■ Task description ■
Provide an exact copy of the data, excluding the images.

Some records:
=====

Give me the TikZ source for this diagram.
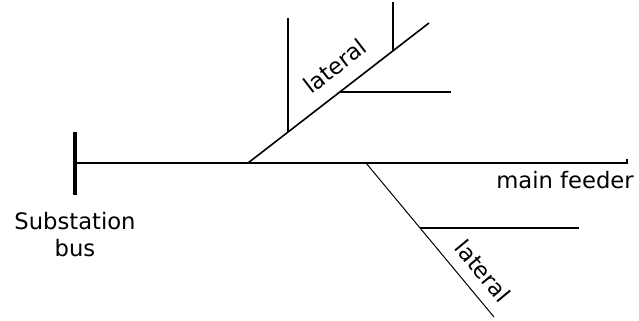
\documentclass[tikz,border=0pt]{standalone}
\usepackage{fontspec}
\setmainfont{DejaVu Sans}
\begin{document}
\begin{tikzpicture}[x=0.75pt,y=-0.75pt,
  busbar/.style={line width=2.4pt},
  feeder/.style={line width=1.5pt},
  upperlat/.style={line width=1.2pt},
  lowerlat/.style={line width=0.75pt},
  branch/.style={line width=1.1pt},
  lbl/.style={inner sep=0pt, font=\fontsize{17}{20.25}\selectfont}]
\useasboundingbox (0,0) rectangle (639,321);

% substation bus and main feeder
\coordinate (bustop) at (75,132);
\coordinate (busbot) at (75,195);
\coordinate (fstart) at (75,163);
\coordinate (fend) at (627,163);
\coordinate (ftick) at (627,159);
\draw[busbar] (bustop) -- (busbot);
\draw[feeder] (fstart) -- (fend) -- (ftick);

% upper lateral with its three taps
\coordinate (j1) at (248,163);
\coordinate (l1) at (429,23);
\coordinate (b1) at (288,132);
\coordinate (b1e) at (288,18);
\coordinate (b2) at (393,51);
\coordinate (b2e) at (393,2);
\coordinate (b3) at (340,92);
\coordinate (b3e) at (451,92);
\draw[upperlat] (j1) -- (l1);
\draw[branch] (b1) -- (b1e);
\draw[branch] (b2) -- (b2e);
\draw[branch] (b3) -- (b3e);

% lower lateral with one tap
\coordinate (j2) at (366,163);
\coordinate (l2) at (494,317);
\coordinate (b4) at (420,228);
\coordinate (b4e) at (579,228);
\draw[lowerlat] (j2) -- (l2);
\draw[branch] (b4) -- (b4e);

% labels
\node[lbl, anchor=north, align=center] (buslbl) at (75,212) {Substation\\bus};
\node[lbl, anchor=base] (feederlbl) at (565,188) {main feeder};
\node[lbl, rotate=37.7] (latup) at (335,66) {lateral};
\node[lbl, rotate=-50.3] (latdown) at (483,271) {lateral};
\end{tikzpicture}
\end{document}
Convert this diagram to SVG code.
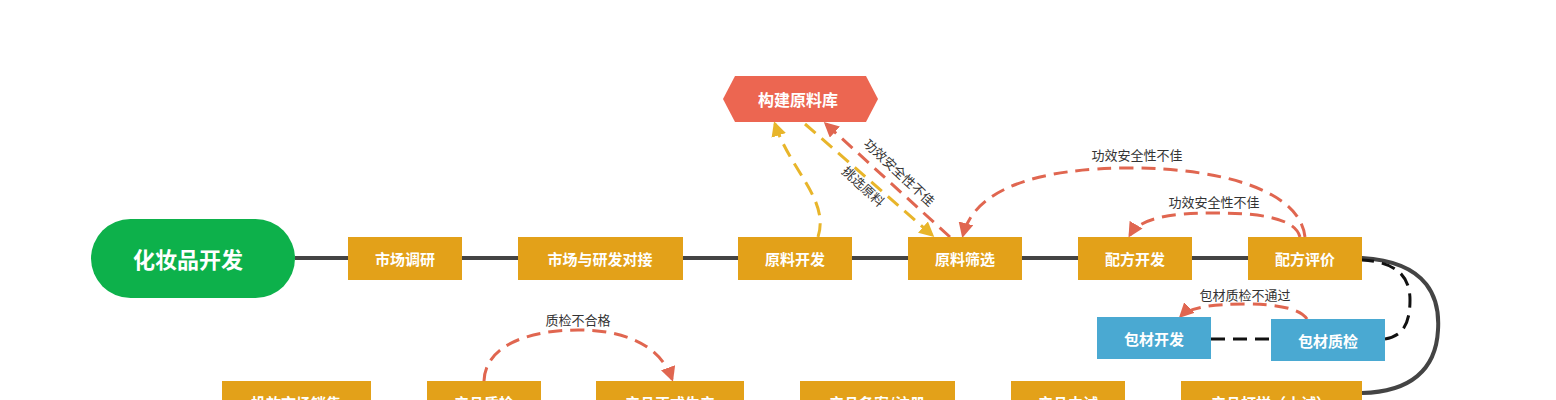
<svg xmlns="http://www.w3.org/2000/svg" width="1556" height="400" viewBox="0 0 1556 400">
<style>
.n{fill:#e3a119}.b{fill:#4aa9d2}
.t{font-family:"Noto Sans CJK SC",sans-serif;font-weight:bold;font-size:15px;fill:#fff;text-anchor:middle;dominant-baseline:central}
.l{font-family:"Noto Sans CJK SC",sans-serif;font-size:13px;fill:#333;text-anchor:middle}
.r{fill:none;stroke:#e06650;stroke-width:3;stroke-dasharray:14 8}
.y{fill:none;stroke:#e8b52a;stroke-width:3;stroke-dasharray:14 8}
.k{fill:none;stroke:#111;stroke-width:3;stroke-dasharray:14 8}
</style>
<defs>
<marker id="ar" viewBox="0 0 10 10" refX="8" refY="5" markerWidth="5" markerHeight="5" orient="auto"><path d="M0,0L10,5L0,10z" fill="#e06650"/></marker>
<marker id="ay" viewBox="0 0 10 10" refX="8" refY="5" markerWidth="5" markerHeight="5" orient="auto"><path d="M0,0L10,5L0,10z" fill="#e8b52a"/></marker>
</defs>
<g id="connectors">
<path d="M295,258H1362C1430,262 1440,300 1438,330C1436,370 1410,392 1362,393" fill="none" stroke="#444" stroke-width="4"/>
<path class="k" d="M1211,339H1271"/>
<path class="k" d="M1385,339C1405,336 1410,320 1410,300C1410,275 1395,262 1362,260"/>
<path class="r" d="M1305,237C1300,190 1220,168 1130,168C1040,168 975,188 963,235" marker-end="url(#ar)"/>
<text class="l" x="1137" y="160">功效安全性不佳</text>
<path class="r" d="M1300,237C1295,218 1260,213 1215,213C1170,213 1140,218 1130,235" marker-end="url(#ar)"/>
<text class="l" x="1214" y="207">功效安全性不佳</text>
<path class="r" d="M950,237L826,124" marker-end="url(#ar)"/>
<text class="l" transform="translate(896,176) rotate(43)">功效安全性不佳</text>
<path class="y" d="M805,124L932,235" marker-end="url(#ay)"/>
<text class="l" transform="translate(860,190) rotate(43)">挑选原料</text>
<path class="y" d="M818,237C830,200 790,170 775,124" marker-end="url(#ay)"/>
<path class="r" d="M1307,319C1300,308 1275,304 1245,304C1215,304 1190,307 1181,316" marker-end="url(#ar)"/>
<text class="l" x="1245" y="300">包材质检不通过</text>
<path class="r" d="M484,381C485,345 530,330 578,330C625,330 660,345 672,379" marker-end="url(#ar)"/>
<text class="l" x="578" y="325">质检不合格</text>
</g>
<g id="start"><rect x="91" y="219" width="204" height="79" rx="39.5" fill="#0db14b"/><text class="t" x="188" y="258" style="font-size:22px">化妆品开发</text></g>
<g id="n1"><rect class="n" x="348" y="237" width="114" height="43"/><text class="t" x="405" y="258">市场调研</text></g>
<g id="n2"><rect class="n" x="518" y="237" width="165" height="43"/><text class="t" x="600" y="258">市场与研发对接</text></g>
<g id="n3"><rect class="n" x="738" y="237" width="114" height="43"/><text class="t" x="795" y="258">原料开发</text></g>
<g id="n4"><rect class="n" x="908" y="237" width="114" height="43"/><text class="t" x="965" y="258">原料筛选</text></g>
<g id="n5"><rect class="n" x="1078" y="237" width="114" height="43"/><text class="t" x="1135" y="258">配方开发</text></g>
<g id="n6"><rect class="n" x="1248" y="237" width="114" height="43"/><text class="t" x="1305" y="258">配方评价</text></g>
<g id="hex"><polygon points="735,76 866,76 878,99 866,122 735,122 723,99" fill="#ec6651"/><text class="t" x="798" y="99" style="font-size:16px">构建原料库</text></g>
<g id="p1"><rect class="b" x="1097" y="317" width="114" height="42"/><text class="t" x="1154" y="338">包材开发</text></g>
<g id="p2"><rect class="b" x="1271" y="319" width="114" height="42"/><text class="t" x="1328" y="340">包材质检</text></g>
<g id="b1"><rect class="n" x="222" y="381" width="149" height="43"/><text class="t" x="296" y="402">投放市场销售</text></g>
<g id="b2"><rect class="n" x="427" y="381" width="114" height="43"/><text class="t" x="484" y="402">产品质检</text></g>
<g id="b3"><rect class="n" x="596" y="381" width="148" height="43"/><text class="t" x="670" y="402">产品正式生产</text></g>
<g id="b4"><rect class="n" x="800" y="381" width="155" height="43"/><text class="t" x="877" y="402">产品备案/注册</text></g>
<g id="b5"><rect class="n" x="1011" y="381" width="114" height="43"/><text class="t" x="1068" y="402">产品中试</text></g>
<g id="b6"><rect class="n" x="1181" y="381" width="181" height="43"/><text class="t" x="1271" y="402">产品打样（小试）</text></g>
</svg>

=====

■ Answer to the exercise ■
Give me the TikZ source for this diagram.
\documentclass[tikz,border=0pt]{standalone}
\usepackage{fontspec}
\setmainfont{DejaVu Sans}
\begin{document}
\begin{tikzpicture}[x=0.75pt,y=-0.75pt,
  busbar/.style={line width=2.4pt},
  feeder/.style={line width=1.5pt},
  upperlat/.style={line width=1.2pt},
  lowerlat/.style={line width=0.75pt},
  branch/.style={line width=1.1pt},
  lbl/.style={inner sep=0pt, font=\fontsize{17}{20.25}\selectfont}]
\useasboundingbox (0,0) rectangle (639,321);

% substation bus and main feeder
\coordinate (bustop) at (75,132);
\coordinate (busbot) at (75,195);
\coordinate (fstart) at (75,163);
\coordinate (fend) at (627,163);
\coordinate (ftick) at (627,159);
\draw[busbar] (bustop) -- (busbot);
\draw[feeder] (fstart) -- (fend) -- (ftick);

% upper lateral with its three taps
\coordinate (j1) at (248,163);
\coordinate (l1) at (429,23);
\coordinate (b1) at (288,132);
\coordinate (b1e) at (288,18);
\coordinate (b2) at (393,51);
\coordinate (b2e) at (393,2);
\coordinate (b3) at (340,92);
\coordinate (b3e) at (451,92);
\draw[upperlat] (j1) -- (l1);
\draw[branch] (b1) -- (b1e);
\draw[branch] (b2) -- (b2e);
\draw[branch] (b3) -- (b3e);

% lower lateral with one tap
\coordinate (j2) at (366,163);
\coordinate (l2) at (494,317);
\coordinate (b4) at (420,228);
\coordinate (b4e) at (579,228);
\draw[lowerlat] (j2) -- (l2);
\draw[branch] (b4) -- (b4e);

% labels
\node[lbl, anchor=north, align=center] (buslbl) at (75,212) {Substation\\bus};
\node[lbl, anchor=base] (feederlbl) at (565,188) {main feeder};
\node[lbl, rotate=37.7] (latup) at (335,66) {lateral};
\node[lbl, rotate=-50.3] (latdown) at (483,271) {lateral};
\end{tikzpicture}
\end{document}
Convert this diagram to SVG code.
<svg xmlns="http://www.w3.org/2000/svg" width="1556" height="400" viewBox="0 0 1556 400">
<style>
.n{fill:#e3a119}.b{fill:#4aa9d2}
.t{font-family:"Noto Sans CJK SC",sans-serif;font-weight:bold;font-size:15px;fill:#fff;text-anchor:middle;dominant-baseline:central}
.l{font-family:"Noto Sans CJK SC",sans-serif;font-size:13px;fill:#333;text-anchor:middle}
.r{fill:none;stroke:#e06650;stroke-width:3;stroke-dasharray:14 8}
.y{fill:none;stroke:#e8b52a;stroke-width:3;stroke-dasharray:14 8}
.k{fill:none;stroke:#111;stroke-width:3;stroke-dasharray:14 8}
</style>
<defs>
<marker id="ar" viewBox="0 0 10 10" refX="8" refY="5" markerWidth="5" markerHeight="5" orient="auto"><path d="M0,0L10,5L0,10z" fill="#e06650"/></marker>
<marker id="ay" viewBox="0 0 10 10" refX="8" refY="5" markerWidth="5" markerHeight="5" orient="auto"><path d="M0,0L10,5L0,10z" fill="#e8b52a"/></marker>
</defs>
<g id="connectors">
<path d="M295,258H1362C1430,262 1440,300 1438,330C1436,370 1410,392 1362,393" fill="none" stroke="#444" stroke-width="4"/>
<path class="k" d="M1211,339H1271"/>
<path class="k" d="M1385,339C1405,336 1410,320 1410,300C1410,275 1395,262 1362,260"/>
<path class="r" d="M1305,237C1300,190 1220,168 1130,168C1040,168 975,188 963,235" marker-end="url(#ar)"/>
<text class="l" x="1137" y="160">功效安全性不佳</text>
<path class="r" d="M1300,237C1295,218 1260,213 1215,213C1170,213 1140,218 1130,235" marker-end="url(#ar)"/>
<text class="l" x="1214" y="207">功效安全性不佳</text>
<path class="r" d="M950,237L826,124" marker-end="url(#ar)"/>
<text class="l" transform="translate(896,176) rotate(43)">功效安全性不佳</text>
<path class="y" d="M805,124L932,235" marker-end="url(#ay)"/>
<text class="l" transform="translate(860,190) rotate(43)">挑选原料</text>
<path class="y" d="M818,237C830,200 790,170 775,124" marker-end="url(#ay)"/>
<path class="r" d="M1307,319C1300,308 1275,304 1245,304C1215,304 1190,307 1181,316" marker-end="url(#ar)"/>
<text class="l" x="1245" y="300">包材质检不通过</text>
<path class="r" d="M484,381C485,345 530,330 578,330C625,330 660,345 672,379" marker-end="url(#ar)"/>
<text class="l" x="578" y="325">质检不合格</text>
</g>
<g id="start"><rect x="91" y="219" width="204" height="79" rx="39.5" fill="#0db14b"/><text class="t" x="188" y="258" style="font-size:22px">化妆品开发</text></g>
<g id="n1"><rect class="n" x="348" y="237" width="114" height="43"/><text class="t" x="405" y="258">市场调研</text></g>
<g id="n2"><rect class="n" x="518" y="237" width="165" height="43"/><text class="t" x="600" y="258">市场与研发对接</text></g>
<g id="n3"><rect class="n" x="738" y="237" width="114" height="43"/><text class="t" x="795" y="258">原料开发</text></g>
<g id="n4"><rect class="n" x="908" y="237" width="114" height="43"/><text class="t" x="965" y="258">原料筛选</text></g>
<g id="n5"><rect class="n" x="1078" y="237" width="114" height="43"/><text class="t" x="1135" y="258">配方开发</text></g>
<g id="n6"><rect class="n" x="1248" y="237" width="114" height="43"/><text class="t" x="1305" y="258">配方评价</text></g>
<g id="hex"><polygon points="735,76 866,76 878,99 866,122 735,122 723,99" fill="#ec6651"/><text class="t" x="798" y="99" style="font-size:16px">构建原料库</text></g>
<g id="p1"><rect class="b" x="1097" y="317" width="114" height="42"/><text class="t" x="1154" y="338">包材开发</text></g>
<g id="p2"><rect class="b" x="1271" y="319" width="114" height="42"/><text class="t" x="1328" y="340">包材质检</text></g>
<g id="b1"><rect class="n" x="222" y="381" width="149" height="43"/><text class="t" x="296" y="402">投放市场销售</text></g>
<g id="b2"><rect class="n" x="427" y="381" width="114" height="43"/><text class="t" x="484" y="402">产品质检</text></g>
<g id="b3"><rect class="n" x="596" y="381" width="148" height="43"/><text class="t" x="670" y="402">产品正式生产</text></g>
<g id="b4"><rect class="n" x="800" y="381" width="155" height="43"/><text class="t" x="877" y="402">产品备案/注册</text></g>
<g id="b5"><rect class="n" x="1011" y="381" width="114" height="43"/><text class="t" x="1068" y="402">产品中试</text></g>
<g id="b6"><rect class="n" x="1181" y="381" width="181" height="43"/><text class="t" x="1271" y="402">产品打样（小试）</text></g>
</svg>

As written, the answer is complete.